Brading Roman Villa is the island's most important Roman site and one of the finest in Britain. The villa, dating from the third century, was a prosperous agricultural estate with elaborately decorated rooms. The mosaic floors are the main attraction, depicting mythological scenes including Orpheus charming the animals, the head of Medusa and a famous and enigmatic cockerel-headed figure. The mosaics are displayed under a modern cover building that protects them from the elements while allowing visitors to view them from walkways above.
Newport Roman Villa, in the centre of the county town, is a smaller but significant site. The villa was excavated in the twentieth century and the remains of several rooms, including a bath suite with a hypocaust heating system, are preserved and open to visitors. The site provides evidence of comfortable Roman domestic life in the heart of the island.
Other Roman sites have been identified across the island, including villas at Combley, Carisbrooke and Clatterford, though these are not generally accessible to the public. Roman pottery kilns have been found, indicating local manufacturing, and the island's harbours were used for trade with the mainland and the wider Roman world.
The archaeological finds from the Roman period are held by the Isle of Wight Museum at Carisbrooke Castle and by Brading Roman Villa. The collections include pottery, coins, jewellery, tools, building materials and personal items that build up a picture of daily life on the island during the Roman centuries.
The Roman heritage is important for understanding the island's long history of settlement and its connections to the wider world. Vectis was not an isolated backwater but a productive agricultural territory connected by sea to the ports and markets of Roman Britain. The villas, with their mosaics and their heated rooms, show that wealthy Romano-British landowners lived well on the island.
For visitors, the Roman sites provide a fascinating contrast to the medieval castles and Victorian resorts that are more immediately visible in the island landscape. The mosaics at Brading are genuinely world-class, and the experience of standing above them, looking at designs laid down nearly two thousand years ago, is one of the most memorable cultural experiences the island offers.

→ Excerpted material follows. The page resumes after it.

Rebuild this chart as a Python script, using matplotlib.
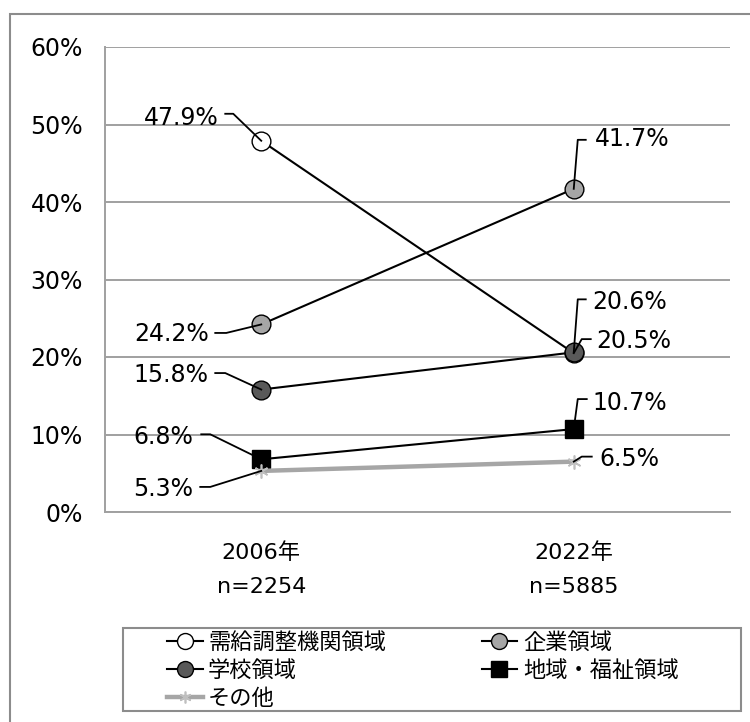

The island's Roman heritage is also relevant to the broader understanding of Roman Britain. The Isle of Wight's position in the Solent, close to the major ports and military installations of the south coast, meant that it was well connected to the Roman world. The villas were not isolated farmsteads but nodes in a network of trade, administration and culture that linked the island to the rest of Britannia and to the wider empire. The pottery, coins and metalwork found on the island came from across the Roman world, from Gaul, the Rhineland, the Mediterranean and beyond. Understanding the island's Roman heritage enriches the visitor's appreciation of the long history of human settlement on the Isle of Wight and the connections that have linked this small island to the wider world for two millennia.